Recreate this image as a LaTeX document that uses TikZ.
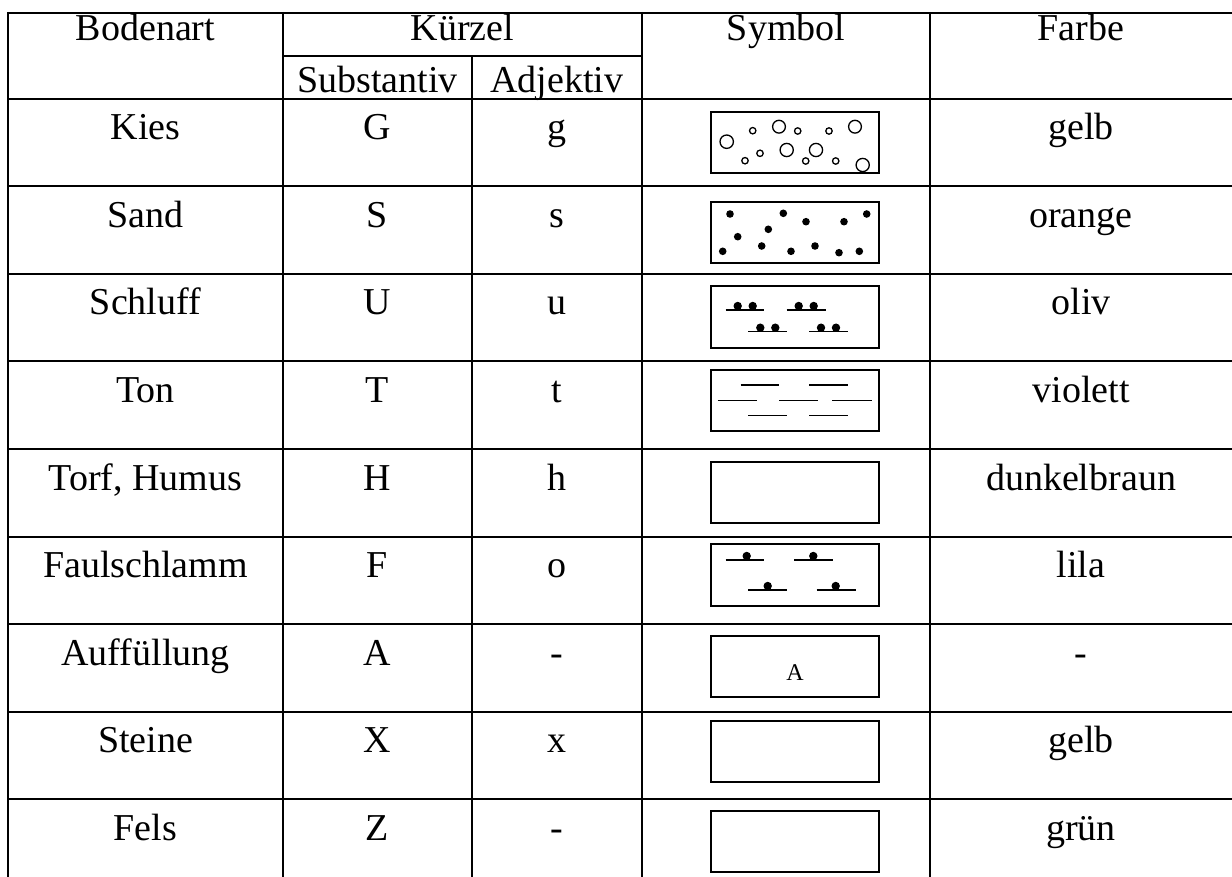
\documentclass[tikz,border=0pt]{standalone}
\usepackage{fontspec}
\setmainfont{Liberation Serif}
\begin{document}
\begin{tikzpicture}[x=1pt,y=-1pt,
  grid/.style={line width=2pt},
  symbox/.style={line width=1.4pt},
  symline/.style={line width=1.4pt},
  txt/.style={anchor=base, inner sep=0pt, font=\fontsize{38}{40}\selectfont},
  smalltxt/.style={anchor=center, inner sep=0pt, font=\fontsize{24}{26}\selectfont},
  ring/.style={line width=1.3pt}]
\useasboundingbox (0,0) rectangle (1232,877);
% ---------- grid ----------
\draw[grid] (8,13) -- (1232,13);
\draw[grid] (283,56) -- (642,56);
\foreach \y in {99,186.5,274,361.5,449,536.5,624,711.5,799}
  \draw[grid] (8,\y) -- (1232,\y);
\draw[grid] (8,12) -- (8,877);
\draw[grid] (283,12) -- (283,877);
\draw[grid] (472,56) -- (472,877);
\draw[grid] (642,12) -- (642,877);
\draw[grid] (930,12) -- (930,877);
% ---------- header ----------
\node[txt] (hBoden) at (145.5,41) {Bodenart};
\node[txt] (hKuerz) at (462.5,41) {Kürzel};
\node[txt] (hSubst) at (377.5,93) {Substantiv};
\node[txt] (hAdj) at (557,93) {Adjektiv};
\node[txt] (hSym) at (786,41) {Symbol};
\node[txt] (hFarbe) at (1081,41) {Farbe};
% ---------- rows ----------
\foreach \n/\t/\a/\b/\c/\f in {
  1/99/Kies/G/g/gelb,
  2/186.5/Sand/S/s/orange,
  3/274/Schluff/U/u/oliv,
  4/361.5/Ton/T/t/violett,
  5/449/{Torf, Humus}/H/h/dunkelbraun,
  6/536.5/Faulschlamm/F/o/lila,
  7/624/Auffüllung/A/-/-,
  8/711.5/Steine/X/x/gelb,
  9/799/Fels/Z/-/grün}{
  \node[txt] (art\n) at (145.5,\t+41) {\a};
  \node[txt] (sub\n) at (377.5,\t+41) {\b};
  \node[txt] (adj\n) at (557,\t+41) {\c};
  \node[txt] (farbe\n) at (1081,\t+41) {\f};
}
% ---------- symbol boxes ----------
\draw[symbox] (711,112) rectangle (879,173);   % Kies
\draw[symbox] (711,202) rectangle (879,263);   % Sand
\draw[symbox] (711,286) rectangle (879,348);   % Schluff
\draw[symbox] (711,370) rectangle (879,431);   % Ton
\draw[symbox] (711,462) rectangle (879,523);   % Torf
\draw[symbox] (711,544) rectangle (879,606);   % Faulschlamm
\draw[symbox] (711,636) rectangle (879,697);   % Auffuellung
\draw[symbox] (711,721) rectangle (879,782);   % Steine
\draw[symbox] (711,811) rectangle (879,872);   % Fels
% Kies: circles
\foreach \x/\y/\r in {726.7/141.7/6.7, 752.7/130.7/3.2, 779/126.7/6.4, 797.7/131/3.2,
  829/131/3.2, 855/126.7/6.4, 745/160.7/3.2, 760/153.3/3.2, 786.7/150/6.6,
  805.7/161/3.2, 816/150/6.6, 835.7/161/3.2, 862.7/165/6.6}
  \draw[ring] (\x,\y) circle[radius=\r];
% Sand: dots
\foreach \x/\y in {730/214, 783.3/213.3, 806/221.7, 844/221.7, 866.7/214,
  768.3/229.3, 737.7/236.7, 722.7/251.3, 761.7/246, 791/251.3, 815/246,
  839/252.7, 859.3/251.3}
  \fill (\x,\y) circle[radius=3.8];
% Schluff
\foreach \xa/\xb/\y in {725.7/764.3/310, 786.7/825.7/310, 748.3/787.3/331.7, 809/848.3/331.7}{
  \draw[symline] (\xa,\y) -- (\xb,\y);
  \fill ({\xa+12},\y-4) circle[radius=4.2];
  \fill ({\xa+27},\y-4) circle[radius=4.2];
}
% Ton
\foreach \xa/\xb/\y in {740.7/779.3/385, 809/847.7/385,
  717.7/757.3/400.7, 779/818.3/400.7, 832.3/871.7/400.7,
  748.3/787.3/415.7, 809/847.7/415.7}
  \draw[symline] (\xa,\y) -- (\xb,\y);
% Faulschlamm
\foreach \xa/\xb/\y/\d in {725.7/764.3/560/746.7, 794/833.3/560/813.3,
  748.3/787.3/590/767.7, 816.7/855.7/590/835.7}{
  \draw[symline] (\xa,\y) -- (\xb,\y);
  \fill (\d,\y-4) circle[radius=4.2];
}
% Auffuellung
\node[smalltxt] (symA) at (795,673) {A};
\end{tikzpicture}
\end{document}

------------------------------

WRITTEN EXERCISE: Your copy of the data above should match it exactly, except that pictures are left out.

THE RESULT:
Recreate this image as a LaTeX document that uses TikZ.
\documentclass[tikz,border=0pt]{standalone}
\usepackage{fontspec}
\setmainfont{Liberation Serif}
\begin{document}
\begin{tikzpicture}[x=1pt,y=-1pt,
  grid/.style={line width=2pt},
  symbox/.style={line width=1.4pt},
  symline/.style={line width=1.4pt},
  txt/.style={anchor=base, inner sep=0pt, font=\fontsize{38}{40}\selectfont},
  smalltxt/.style={anchor=center, inner sep=0pt, font=\fontsize{24}{26}\selectfont},
  ring/.style={line width=1.3pt}]
\useasboundingbox (0,0) rectangle (1232,877);
% ---------- grid ----------
\draw[grid] (8,13) -- (1232,13);
\draw[grid] (283,56) -- (642,56);
\foreach \y in {99,186.5,274,361.5,449,536.5,624,711.5,799}
  \draw[grid] (8,\y) -- (1232,\y);
\draw[grid] (8,12) -- (8,877);
\draw[grid] (283,12) -- (283,877);
\draw[grid] (472,56) -- (472,877);
\draw[grid] (642,12) -- (642,877);
\draw[grid] (930,12) -- (930,877);
% ---------- header ----------
\node[txt] (hBoden) at (145.5,41) {Bodenart};
\node[txt] (hKuerz) at (462.5,41) {Kürzel};
\node[txt] (hSubst) at (377.5,93) {Substantiv};
\node[txt] (hAdj) at (557,93) {Adjektiv};
\node[txt] (hSym) at (786,41) {Symbol};
\node[txt] (hFarbe) at (1081,41) {Farbe};
% ---------- rows ----------
\foreach \n/\t/\a/\b/\c/\f in {
  1/99/Kies/G/g/gelb,
  2/186.5/Sand/S/s/orange,
  3/274/Schluff/U/u/oliv,
  4/361.5/Ton/T/t/violett,
  5/449/{Torf, Humus}/H/h/dunkelbraun,
  6/536.5/Faulschlamm/F/o/lila,
  7/624/Auffüllung/A/-/-,
  8/711.5/Steine/X/x/gelb,
  9/799/Fels/Z/-/grün}{
  \node[txt] (art\n) at (145.5,\t+41) {\a};
  \node[txt] (sub\n) at (377.5,\t+41) {\b};
  \node[txt] (adj\n) at (557,\t+41) {\c};
  \node[txt] (farbe\n) at (1081,\t+41) {\f};
}
% ---------- symbol boxes ----------
\draw[symbox] (711,112) rectangle (879,173);   % Kies
\draw[symbox] (711,202) rectangle (879,263);   % Sand
\draw[symbox] (711,286) rectangle (879,348);   % Schluff
\draw[symbox] (711,370) rectangle (879,431);   % Ton
\draw[symbox] (711,462) rectangle (879,523);   % Torf
\draw[symbox] (711,544) rectangle (879,606);   % Faulschlamm
\draw[symbox] (711,636) rectangle (879,697);   % Auffuellung
\draw[symbox] (711,721) rectangle (879,782);   % Steine
\draw[symbox] (711,811) rectangle (879,872);   % Fels
% Kies: circles
\foreach \x/\y/\r in {726.7/141.7/6.7, 752.7/130.7/3.2, 779/126.7/6.4, 797.7/131/3.2,
  829/131/3.2, 855/126.7/6.4, 745/160.7/3.2, 760/153.3/3.2, 786.7/150/6.6,
  805.7/161/3.2, 816/150/6.6, 835.7/161/3.2, 862.7/165/6.6}
  \draw[ring] (\x,\y) circle[radius=\r];
% Sand: dots
\foreach \x/\y in {730/214, 783.3/213.3, 806/221.7, 844/221.7, 866.7/214,
  768.3/229.3, 737.7/236.7, 722.7/251.3, 761.7/246, 791/251.3, 815/246,
  839/252.7, 859.3/251.3}
  \fill (\x,\y) circle[radius=3.8];
% Schluff
\foreach \xa/\xb/\y in {725.7/764.3/310, 786.7/825.7/310, 748.3/787.3/331.7, 809/848.3/331.7}{
  \draw[symline] (\xa,\y) -- (\xb,\y);
  \fill ({\xa+12},\y-4) circle[radius=4.2];
  \fill ({\xa+27},\y-4) circle[radius=4.2];
}
% Ton
\foreach \xa/\xb/\y in {740.7/779.3/385, 809/847.7/385,
  717.7/757.3/400.7, 779/818.3/400.7, 832.3/871.7/400.7,
  748.3/787.3/415.7, 809/847.7/415.7}
  \draw[symline] (\xa,\y) -- (\xb,\y);
% Faulschlamm
\foreach \xa/\xb/\y/\d in {725.7/764.3/560/746.7, 794/833.3/560/813.3,
  748.3/787.3/590/767.7, 816.7/855.7/590/835.7}{
  \draw[symline] (\xa,\y) -- (\xb,\y);
  \fill (\d,\y-4) circle[radius=4.2];
}
% Auffuellung
\node[smalltxt] (symA) at (795,673) {A};
\end{tikzpicture}
\end{document}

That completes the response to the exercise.